Much thought had gone into role selection. Anustup Chatterjee, a student of international relations, was chosen to play Bhootnath Bhaduri, the refugee from east Pakistan, as his own grandmother spoke the Bangal dialect and he would have been able to pick up the accent the fastest. Avik Bhattacharya was chosen to play the Englishman Ramsay as he was born and brought up in the West and would get the accent correct. 

Ismit Dutta, though a good actor, had to be given the brief role of Khaja Khan, the cook from Siraj-ud-Daulah’s kitchen, as he couldn’t devote more time to rehearsals. “We all had busy schedules but made time driven by our passion for acting,” said Baishampayan Bhattacharjee, who played Bhutoria.

College student Sananda Bhattacharya, as the actress Kadalibala, did a good job at aping Swastika Mukherjee who played the role on screen.

AC Block’s Chhadmabeshi was so awaited that despite being staged at 11pm, the seats in the audience were as full as they would have been at 6pm.

Chhadmabeshi was the story of the newly-married Abinash visiting his brother-in-law in Allahabad in the guise of a driver.
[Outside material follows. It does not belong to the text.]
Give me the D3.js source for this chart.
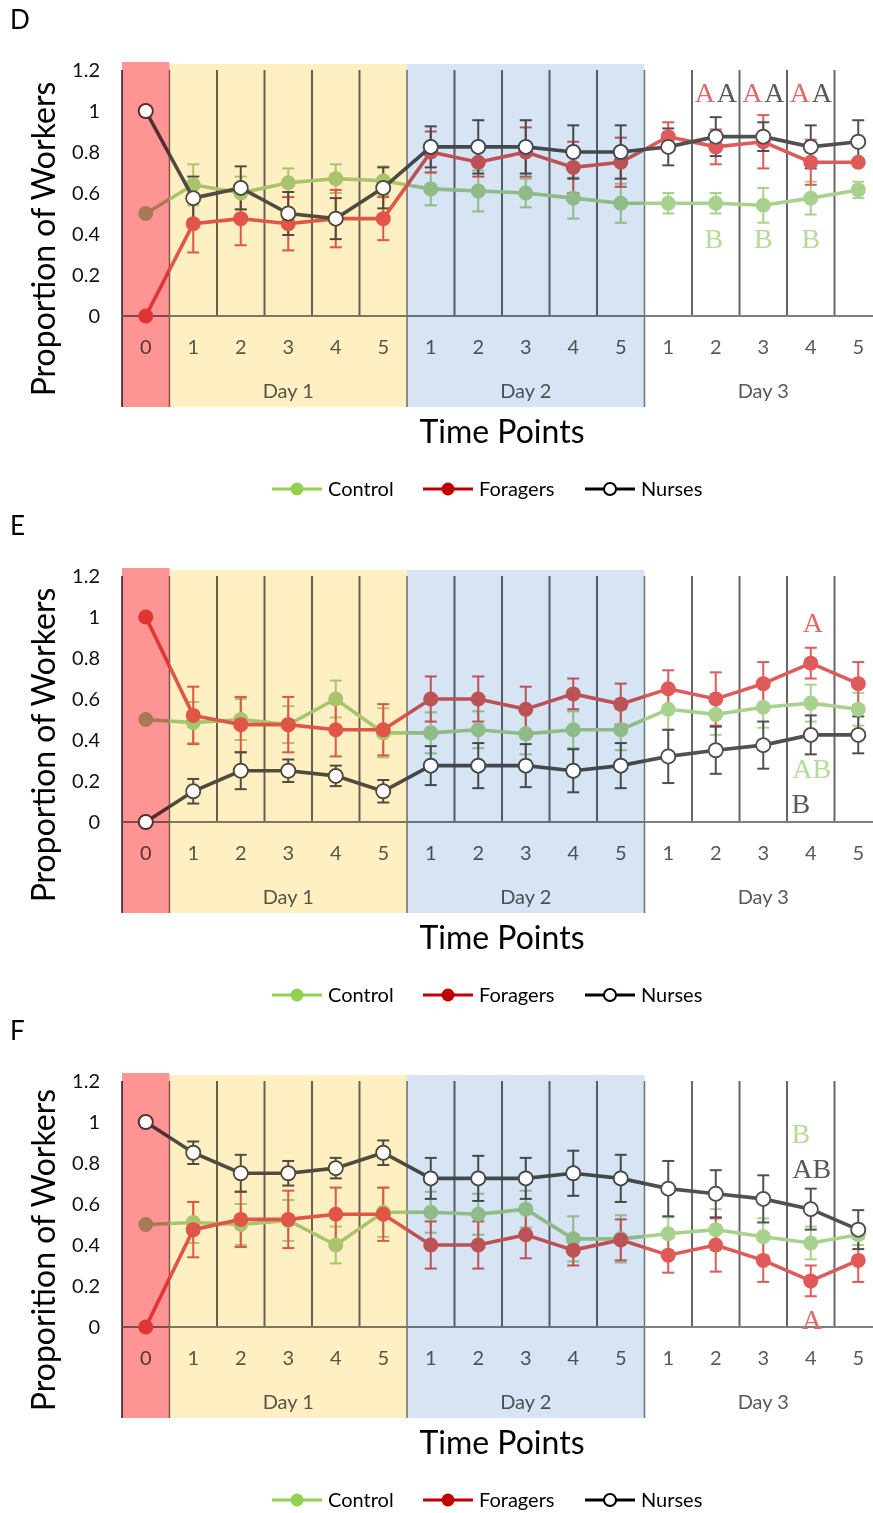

His wife joins him after a while and the joke carries on at the expense of the brother-in-law. 

Essaying the role of Abinash/ driver Gourhari was Prabal Bhattacharjee. “This film is close to my heart and I watched it several times to try and emulate the great Uttam Kumar,” he said. 

Chandan Chakraborty as the brother-in-law, Arnab Mukherjee as the brother-in-law’s other driver and Ashis Dasgupta in the role of a traffic policeman befuddled by Gourhari raised many laughs. 

“We have staged lots of plays in the block and were running out of plays. I was on the look-out for a comedy and thought of Chhadmabeshi,” said director Arup Ghosh.